## STATED TASK
Across the listing below, count the lines that mention the string "this". Reply with the figure only.

[Records from a data source]
** START **
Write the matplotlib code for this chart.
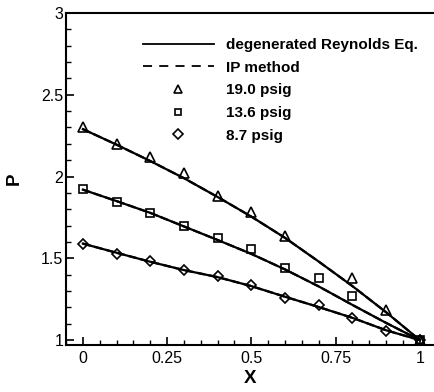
import matplotlib
matplotlib.use("Agg")
import matplotlib.pyplot as plt
from matplotlib.lines import Line2D
from matplotlib.ticker import MultipleLocator

plt.rcParams['font.family'] = ['Liberation Sans', 'DejaVu Sans']

# measured points
x_pts = [0.0, 0.1, 0.2, 0.3, 0.4, 0.5, 0.6, 0.7, 0.8, 0.9, 1.0]
x_tri = [0.0, 0.1, 0.2, 0.3, 0.4, 0.5, 0.6, 0.8, 0.9, 1.0]
p_190 = [2.30, 2.20, 2.117, 2.02, 1.878, 1.784, 1.635, 1.381, 1.181, 1.0]
x_sq = [0.0, 0.1, 0.2, 0.3, 0.4, 0.5, 0.6, 0.7, 0.8, 1.0]
p_136 = [1.925, 1.847, 1.778, 1.696, 1.627, 1.559, 1.439, 1.381, 1.267, 1.0]
p_87 = [1.59, 1.528, 1.482, 1.426, 1.393, 1.336, 1.258, 1.212, 1.136, 1.058, 1.0]

# model curves (degenerated Reynolds eq. / IP method)
x_line = [0.0, 0.1, 0.2, 0.3, 0.4, 0.5, 0.6, 0.7, 0.8, 0.9, 1.0]
line_190 = [2.29, 2.195, 2.095, 1.99, 1.875, 1.755, 1.625, 1.48, 1.33, 1.17, 1.0]
line_136 = [1.92, 1.85, 1.778, 1.695, 1.612, 1.527, 1.432, 1.328, 1.215, 1.105, 1.0]
line_87 = [1.59, 1.534, 1.479, 1.428, 1.385, 1.33, 1.265, 1.202, 1.136, 1.06, 1.0]

fig = plt.figure(figsize=(4.34, 3.92), dpi=100)
ax = fig.add_axes([66 / 434, 1 - 345 / 392, 368 / 434, 332 / 392])

for yl in (line_190, line_136, line_87):
    ax.plot(x_line, yl, color='black', lw=1.6, ls='--')
    ax.plot(x_line, yl, color='black', lw=1.6)

mk = dict(color='black', ls='none', mfc='none', mew=1.2)
ax.plot(x_tri, p_190, marker='^', ms=6.5, **mk)
ax.plot(x_sq, p_136, marker='s', ms=5.5, **mk)
ax.plot(x_pts, p_87, marker='D', ms=5.5, **mk)

ax.set_xlim(-0.05, 1.042)
ax.set_ylim(0.97, 3.0)
ax.xaxis.set_minor_locator(MultipleLocator(0.05))
ax.yaxis.set_minor_locator(MultipleLocator(0.1))
ax.set_xticks([0, 0.25, 0.5, 0.75, 1])
ax.set_xticklabels(['0', '0.25', '0.5', '0.75', '1'])
ax.set_yticks([1, 1.5, 2, 2.5, 3])
ax.set_yticklabels(['1', '1.5', '2', '2.5', '3'])
ax.tick_params(which='major', direction='in', length=6, width=1.2, labelsize=11.5)
ax.tick_params(which='minor', direction='in', length=3.5, width=1.0)
ax.tick_params(axis='x', pad=4)
ax.tick_params(axis='y', pad=2)
for s in ax.spines.values():
    s.set_linewidth(1.5)
ax.spines['right'].set_visible(False)

ax.set_xlabel('X', fontsize=13.5, fontweight='bold', labelpad=3)
ax.set_ylabel('P', fontsize=13.5, fontweight='bold', labelpad=13)

handles = [
    Line2D([], [], color='black', lw=1.3),
    Line2D([], [], color='black', lw=1.3, ls=(0, (5, 4))),
    Line2D([], [], marker='^', ms=6, **mk),
    Line2D([], [], marker='s', ms=5, **mk),
    Line2D([], [], marker='D', ms=5, **mk),
]
labels = ['degenerated Reynolds Eq.', 'IP method', '19.0 psig', '13.6 psig', '8.7 psig']
ax.legend(handles, labels, loc='upper left', bbox_to_anchor=(0.209, 0.925),
          frameon=False, borderpad=0, borderaxespad=0, handlelength=4.65,
          handletextpad=0.78, labelspacing=0.57,
          prop={'weight': 'bold', 'size': 11})

fig.savefig('out.png', dpi=100)
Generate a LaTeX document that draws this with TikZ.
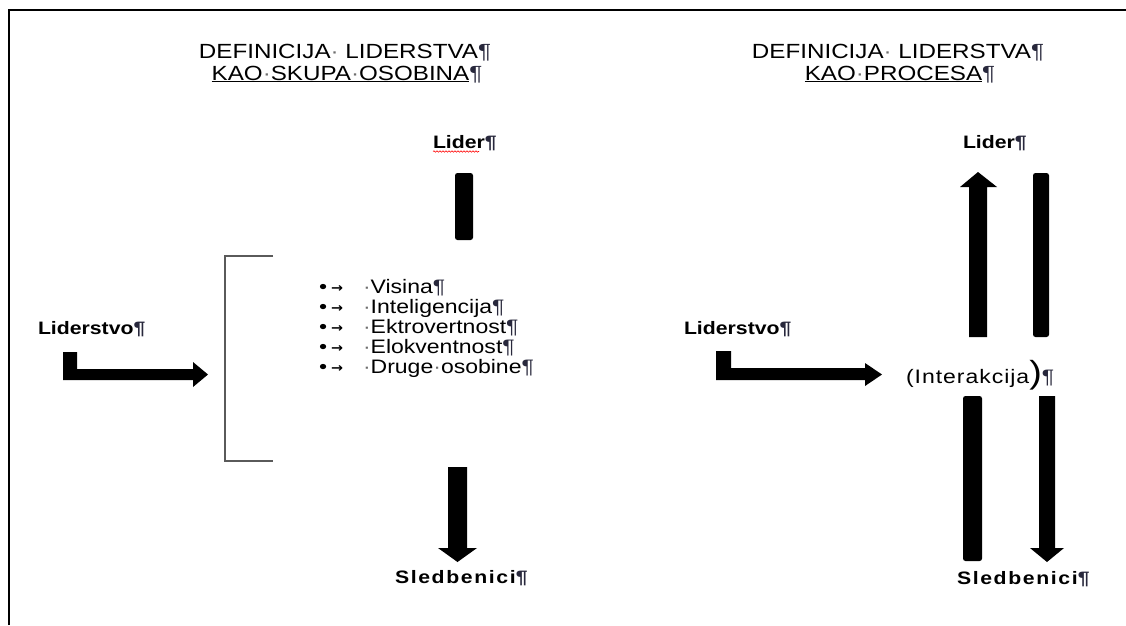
\documentclass[tikz,border=0pt]{standalone}
\usepackage{fontspec}
\setmainfont{Liberation Sans}[FakeStretch=1.18]
\newfontfamily\djv{DejaVu Sans}[FakeStretch=1.1]
\usetikzlibrary{decorations.pathmorphing}
\definecolor{pilc}{RGB}{40,40,60}
\definecolor{dotc}{RGB}{110,110,110}
\definecolor{brk}{RGB}{90,90,90}
\newcommand{\pil}{{\color{pilc}¶}}
\newcommand{\md}{{\color{dotc}·}}
\newcommand{\ttl}{\fontsize{20.5}{24}\selectfont}
\newcommand{\lab}{\fontsize{18}{21}\selectfont\bfseries}
\newcommand{\lst}{\fontsize{19.5}{22}\selectfont}
\begin{document}
\begin{tikzpicture}[x=1pt,y=-1pt,
  lbl/.style={inner sep=0pt, outer sep=0pt},
  barbox/.style={fill=black, rounded corners=2.5pt, inner sep=0pt, outer sep=0pt},
  blk/.style={fill=black},
  brack/.style={draw=brk, line width=1.5pt},
  frame/.style={line width=2pt}]
\useasboundingbox (0,0) rectangle (1126,625);
\draw[frame] (9,625) -- (9,10) -- (1126,10);

% titles
\node[lbl, anchor=base] (t1a) at (345,58) {\ttl DEFINICIJA\md\ LIDERSTVA\pil};
\node[lbl, anchor=base] (t1b) at (347,80) {\ttl \underline{KAO\md SKUPA\md OSOBINA}\pil};
\node[lbl, anchor=base] (t2a) at (898,58) {\ttl DEFINICIJA\md\ LIDERSTVA\pil};
\node[lbl, anchor=base] (t2b) at (900,80) {\ttl \underline{KAO\md PROCESA}\pil};

% ---------- left diagram ----------
\node[lbl, anchor=base west] (lider1) at (433,148) {\lab Lider\pil};
\draw[red, line width=0.6pt, decorate, decoration={snake, amplitude=0.7pt, segment length=3pt}]
  ([yshift=-3.5pt]lider1.base west) -- ++(46,0);
\node[barbox, minimum width=18pt, minimum height=67pt] (bar1) at (464,206.5) {};

\draw[brack] (273,256) -- (225,256) -- (225,461) -- (273,461);

\foreach \t [count=\i from 0] in {Visina, Inteligencija, Ektrovertnost, Elokventnost, Druge\md osobine} {
  \node[lbl, anchor=base west] (bu\i) at (319,293+20*\i) {\lst •};
  \node[lbl, anchor=base west] (ar\i) at (331,292+20*\i) {\djv\bfseries\fontsize{13}{14}\selectfont →};
  \node[lbl, anchor=base west] (it\i) at (363,293+20*\i) {\lst \md\t\pil};
}

\node[lbl, anchor=base west] (ls1) at (38,334) {\lab Liderstvo\pil};
\fill[blk] (63,352) -- (77,352) -- (77,369) -- (193,369) -- (193,362) -- (208,374.5)
  -- (193,387) -- (193,380) -- (63,380) -- cycle;

\fill[blk] (448,467) -- (467,467) -- (467,548) -- (477,548) -- (457.5,562)
  -- (438,548) -- (448,548) -- cycle;
\node[lbl, anchor=base west] (sl1) at (395,583) {\lab\addfontfeature{LetterSpace=9}Sledbenici\pil};

% ---------- right diagram ----------
\node[lbl, anchor=base west] (lider2) at (963,148) {\lab Lider\pil};
\fill[blk] (969,337) -- (969,187) -- (960,187) -- (978,172) -- (997,187)
  -- (987,187) -- (987,337) -- cycle;
\node[barbox, minimum width=16pt, minimum height=164pt] (bar2) at (1041,255) {};

\node[lbl, anchor=base west] (ls2) at (684,334) {\lab Liderstvo\pil};
\fill[blk] (716,351) -- (731,351) -- (731,368) -- (865,368) -- (865,363) -- (882,374.5)
  -- (865,386) -- (865,380) -- (716,380) -- cycle;

\node[lbl, anchor=base west] (int) at (906,383)
  {\lst\addfontfeature{LetterSpace=5}(Interakcija{\fontsize{32}{32}\selectfont)}\pil};

\node[barbox, minimum width=19pt, minimum height=165pt] (bar3) at (972.5,478.5) {};
\fill[blk] (1039,396) -- (1055,396) -- (1055,548) -- (1064,548) -- (1047,562)
  -- (1030,548) -- (1039,548) -- cycle;
\node[lbl, anchor=base west] (sl2) at (957,584) {\lab\addfontfeature{LetterSpace=9}Sledbenici\pil};
\end{tikzpicture}
\end{document}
** END **
## THE COMPLETED TASK
2